- Written request -
Make an exact copy of the lines, leaving the pictures out.

- Source material -

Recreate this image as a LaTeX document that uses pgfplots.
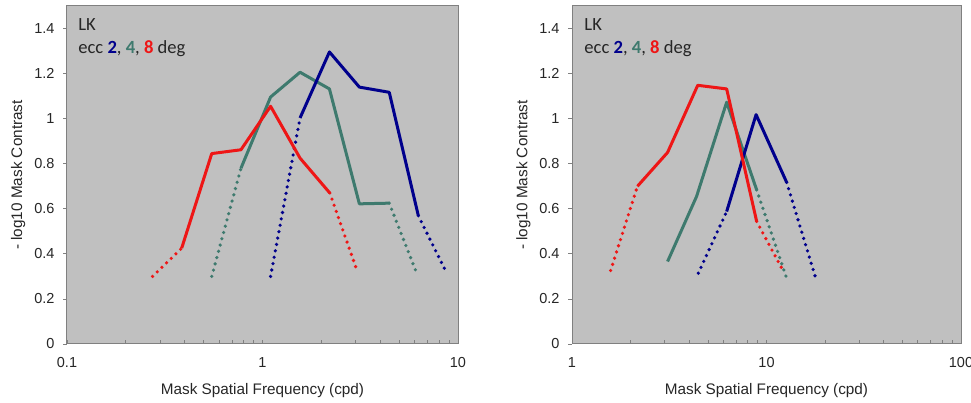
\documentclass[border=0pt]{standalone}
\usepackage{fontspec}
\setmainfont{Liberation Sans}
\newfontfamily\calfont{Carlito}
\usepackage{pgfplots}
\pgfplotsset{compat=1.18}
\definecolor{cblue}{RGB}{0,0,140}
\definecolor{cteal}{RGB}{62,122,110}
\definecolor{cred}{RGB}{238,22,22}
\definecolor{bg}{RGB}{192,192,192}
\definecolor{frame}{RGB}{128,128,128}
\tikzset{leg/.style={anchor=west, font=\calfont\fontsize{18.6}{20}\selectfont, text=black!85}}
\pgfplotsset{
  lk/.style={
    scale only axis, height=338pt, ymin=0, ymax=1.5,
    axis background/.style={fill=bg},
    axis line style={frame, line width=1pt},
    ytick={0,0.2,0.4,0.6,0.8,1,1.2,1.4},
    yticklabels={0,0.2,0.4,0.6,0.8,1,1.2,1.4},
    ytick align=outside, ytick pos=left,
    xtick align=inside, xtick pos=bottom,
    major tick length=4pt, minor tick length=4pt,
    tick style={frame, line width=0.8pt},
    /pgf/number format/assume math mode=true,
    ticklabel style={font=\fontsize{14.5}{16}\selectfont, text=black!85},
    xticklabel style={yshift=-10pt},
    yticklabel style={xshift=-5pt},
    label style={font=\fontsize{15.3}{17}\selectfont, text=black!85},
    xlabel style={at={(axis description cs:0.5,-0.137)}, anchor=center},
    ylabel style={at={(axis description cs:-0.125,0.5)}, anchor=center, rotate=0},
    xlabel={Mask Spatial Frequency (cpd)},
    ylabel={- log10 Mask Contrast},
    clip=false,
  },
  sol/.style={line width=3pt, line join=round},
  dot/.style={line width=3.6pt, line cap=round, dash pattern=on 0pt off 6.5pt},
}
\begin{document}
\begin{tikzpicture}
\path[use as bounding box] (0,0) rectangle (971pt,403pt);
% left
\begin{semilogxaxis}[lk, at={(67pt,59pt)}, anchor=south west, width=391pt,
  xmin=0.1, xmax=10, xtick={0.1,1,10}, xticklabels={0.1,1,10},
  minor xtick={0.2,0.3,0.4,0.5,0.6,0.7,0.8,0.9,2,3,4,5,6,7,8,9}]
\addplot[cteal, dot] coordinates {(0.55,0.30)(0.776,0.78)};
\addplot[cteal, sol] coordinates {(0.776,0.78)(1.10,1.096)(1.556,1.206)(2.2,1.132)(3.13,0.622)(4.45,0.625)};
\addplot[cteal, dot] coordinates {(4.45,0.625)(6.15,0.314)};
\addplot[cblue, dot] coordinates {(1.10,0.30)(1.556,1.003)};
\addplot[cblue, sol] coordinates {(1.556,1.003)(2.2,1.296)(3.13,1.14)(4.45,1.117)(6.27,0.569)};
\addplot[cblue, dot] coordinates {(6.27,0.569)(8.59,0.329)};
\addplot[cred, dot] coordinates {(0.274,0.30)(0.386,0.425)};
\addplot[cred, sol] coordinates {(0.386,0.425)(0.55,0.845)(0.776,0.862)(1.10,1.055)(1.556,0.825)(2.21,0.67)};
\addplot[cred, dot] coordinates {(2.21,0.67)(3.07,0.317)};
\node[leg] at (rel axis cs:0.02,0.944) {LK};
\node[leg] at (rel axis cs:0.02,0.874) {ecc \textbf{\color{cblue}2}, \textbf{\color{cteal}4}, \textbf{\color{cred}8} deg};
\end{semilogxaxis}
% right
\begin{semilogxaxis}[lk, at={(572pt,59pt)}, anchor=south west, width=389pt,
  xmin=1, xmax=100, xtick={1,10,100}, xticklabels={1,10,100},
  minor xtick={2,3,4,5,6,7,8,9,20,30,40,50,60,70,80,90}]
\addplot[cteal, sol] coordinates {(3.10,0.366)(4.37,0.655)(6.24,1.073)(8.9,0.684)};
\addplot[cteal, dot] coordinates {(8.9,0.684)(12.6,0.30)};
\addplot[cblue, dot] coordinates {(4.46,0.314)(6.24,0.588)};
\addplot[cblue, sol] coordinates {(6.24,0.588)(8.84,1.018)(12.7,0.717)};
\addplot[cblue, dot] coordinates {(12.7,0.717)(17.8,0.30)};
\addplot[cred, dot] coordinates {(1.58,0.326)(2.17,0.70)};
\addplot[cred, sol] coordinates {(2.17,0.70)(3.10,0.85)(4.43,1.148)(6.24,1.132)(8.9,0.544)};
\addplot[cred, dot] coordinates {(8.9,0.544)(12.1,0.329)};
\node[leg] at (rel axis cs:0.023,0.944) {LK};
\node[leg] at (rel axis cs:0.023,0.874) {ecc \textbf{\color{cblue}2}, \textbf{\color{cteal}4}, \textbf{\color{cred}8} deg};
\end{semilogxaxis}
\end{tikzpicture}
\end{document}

- Answer to this exercise -
Recreate this image as a LaTeX document that uses pgfplots.
\documentclass[border=0pt]{standalone}
\usepackage{fontspec}
\setmainfont{Liberation Sans}
\newfontfamily\calfont{Carlito}
\usepackage{pgfplots}
\pgfplotsset{compat=1.18}
\definecolor{cblue}{RGB}{0,0,140}
\definecolor{cteal}{RGB}{62,122,110}
\definecolor{cred}{RGB}{238,22,22}
\definecolor{bg}{RGB}{192,192,192}
\definecolor{frame}{RGB}{128,128,128}
\tikzset{leg/.style={anchor=west, font=\calfont\fontsize{18.6}{20}\selectfont, text=black!85}}
\pgfplotsset{
  lk/.style={
    scale only axis, height=338pt, ymin=0, ymax=1.5,
    axis background/.style={fill=bg},
    axis line style={frame, line width=1pt},
    ytick={0,0.2,0.4,0.6,0.8,1,1.2,1.4},
    yticklabels={0,0.2,0.4,0.6,0.8,1,1.2,1.4},
    ytick align=outside, ytick pos=left,
    xtick align=inside, xtick pos=bottom,
    major tick length=4pt, minor tick length=4pt,
    tick style={frame, line width=0.8pt},
    /pgf/number format/assume math mode=true,
    ticklabel style={font=\fontsize{14.5}{16}\selectfont, text=black!85},
    xticklabel style={yshift=-10pt},
    yticklabel style={xshift=-5pt},
    label style={font=\fontsize{15.3}{17}\selectfont, text=black!85},
    xlabel style={at={(axis description cs:0.5,-0.137)}, anchor=center},
    ylabel style={at={(axis description cs:-0.125,0.5)}, anchor=center, rotate=0},
    xlabel={Mask Spatial Frequency (cpd)},
    ylabel={- log10 Mask Contrast},
    clip=false,
  },
  sol/.style={line width=3pt, line join=round},
  dot/.style={line width=3.6pt, line cap=round, dash pattern=on 0pt off 6.5pt},
}
\begin{document}
\begin{tikzpicture}
\path[use as bounding box] (0,0) rectangle (971pt,403pt);
% left
\begin{semilogxaxis}[lk, at={(67pt,59pt)}, anchor=south west, width=391pt,
  xmin=0.1, xmax=10, xtick={0.1,1,10}, xticklabels={0.1,1,10},
  minor xtick={0.2,0.3,0.4,0.5,0.6,0.7,0.8,0.9,2,3,4,5,6,7,8,9}]
\addplot[cteal, dot] coordinates {(0.55,0.30)(0.776,0.78)};
\addplot[cteal, sol] coordinates {(0.776,0.78)(1.10,1.096)(1.556,1.206)(2.2,1.132)(3.13,0.622)(4.45,0.625)};
\addplot[cteal, dot] coordinates {(4.45,0.625)(6.15,0.314)};
\addplot[cblue, dot] coordinates {(1.10,0.30)(1.556,1.003)};
\addplot[cblue, sol] coordinates {(1.556,1.003)(2.2,1.296)(3.13,1.14)(4.45,1.117)(6.27,0.569)};
\addplot[cblue, dot] coordinates {(6.27,0.569)(8.59,0.329)};
\addplot[cred, dot] coordinates {(0.274,0.30)(0.386,0.425)};
\addplot[cred, sol] coordinates {(0.386,0.425)(0.55,0.845)(0.776,0.862)(1.10,1.055)(1.556,0.825)(2.21,0.67)};
\addplot[cred, dot] coordinates {(2.21,0.67)(3.07,0.317)};
\node[leg] at (rel axis cs:0.02,0.944) {LK};
\node[leg] at (rel axis cs:0.02,0.874) {ecc \textbf{\color{cblue}2}, \textbf{\color{cteal}4}, \textbf{\color{cred}8} deg};
\end{semilogxaxis}
% right
\begin{semilogxaxis}[lk, at={(572pt,59pt)}, anchor=south west, width=389pt,
  xmin=1, xmax=100, xtick={1,10,100}, xticklabels={1,10,100},
  minor xtick={2,3,4,5,6,7,8,9,20,30,40,50,60,70,80,90}]
\addplot[cteal, sol] coordinates {(3.10,0.366)(4.37,0.655)(6.24,1.073)(8.9,0.684)};
\addplot[cteal, dot] coordinates {(8.9,0.684)(12.6,0.30)};
\addplot[cblue, dot] coordinates {(4.46,0.314)(6.24,0.588)};
\addplot[cblue, sol] coordinates {(6.24,0.588)(8.84,1.018)(12.7,0.717)};
\addplot[cblue, dot] coordinates {(12.7,0.717)(17.8,0.30)};
\addplot[cred, dot] coordinates {(1.58,0.326)(2.17,0.70)};
\addplot[cred, sol] coordinates {(2.17,0.70)(3.10,0.85)(4.43,1.148)(6.24,1.132)(8.9,0.544)};
\addplot[cred, dot] coordinates {(8.9,0.544)(12.1,0.329)};
\node[leg] at (rel axis cs:0.023,0.944) {LK};
\node[leg] at (rel axis cs:0.023,0.874) {ecc \textbf{\color{cblue}2}, \textbf{\color{cteal}4}, \textbf{\color{cred}8} deg};
\end{semilogxaxis}
\end{tikzpicture}
\end{document}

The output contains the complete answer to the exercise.